What about the “privacy laws” Smith cited? North Carolina does have statutes declaring certain information about government employees to be confidential, but those apply to the school system. They are not binding on the general public.
“Parents have no obligation under personnel statutes,” Amanda Martin, general counsel for the North Carolina Press Association, told the Times last year. “They do not have the authority, in my opinion, to censor what parents say. If they want to discuss what they have heard, they have some latitude to go into closed session.”
Likewise, student privacy laws apply to those who have access to student records. The average parent doesn’t qualify.
Lawrence said Johnston County’s policy is content-neutral. But we doubt the ban on personnel-related comments would extend to congratulating a teacher who won an award or lauding a coach who led student-athletes to a state championship. Allowing praise and censoring criticism isn’t content-neutral. It’s the textbook definition of unlawful viewpoint-based discrimination.
We asked the school board to justify its restrictive public comment policy because the 48-hour registration requirement and mandate that comments be provided in writing serve as barriers to the people’s podium that reduce participation.
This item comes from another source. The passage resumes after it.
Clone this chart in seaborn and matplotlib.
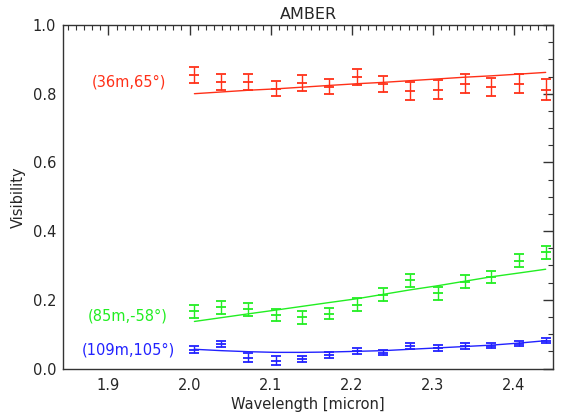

We didn’t expect the board to freely admit it’s inclined to engage in censorship. That suggests these elected officials are merely misinformed and don’t understand that what they’re doing is wrong.
Lawrence would be wise to consult with fellow attorneys such as Brian Shaw of Raleigh education law firm Schwartz & Shaw, who represents Wilson County Schools and rewrote the public comment policy there to remove the unconstitutional ban on discussing personnel matters.
In most cases, specific classroom complaints are best addressed through established grievance resolution procedures. School officials are welcome to suggest that route. But whether or not to air such concerns publicly is an individual choice that Johnston County parents must be free to make.
The Wilson school board added a three-day advance registration requirement last May, but constituents didn’t appreciate an invitation to speak that was sealed with red tape. At the public’s and press’s urging, board members there became allies of open government and dropped the restriction in December. Will Johnston County rise to the challenge and join them?
There’s no need to fear parents and others who seek an audience with the school board. After all, Johnston County Board of Education members’ job is to listen to the people they represent. It’s also their job to fix this flawed public comment policy in a hurry.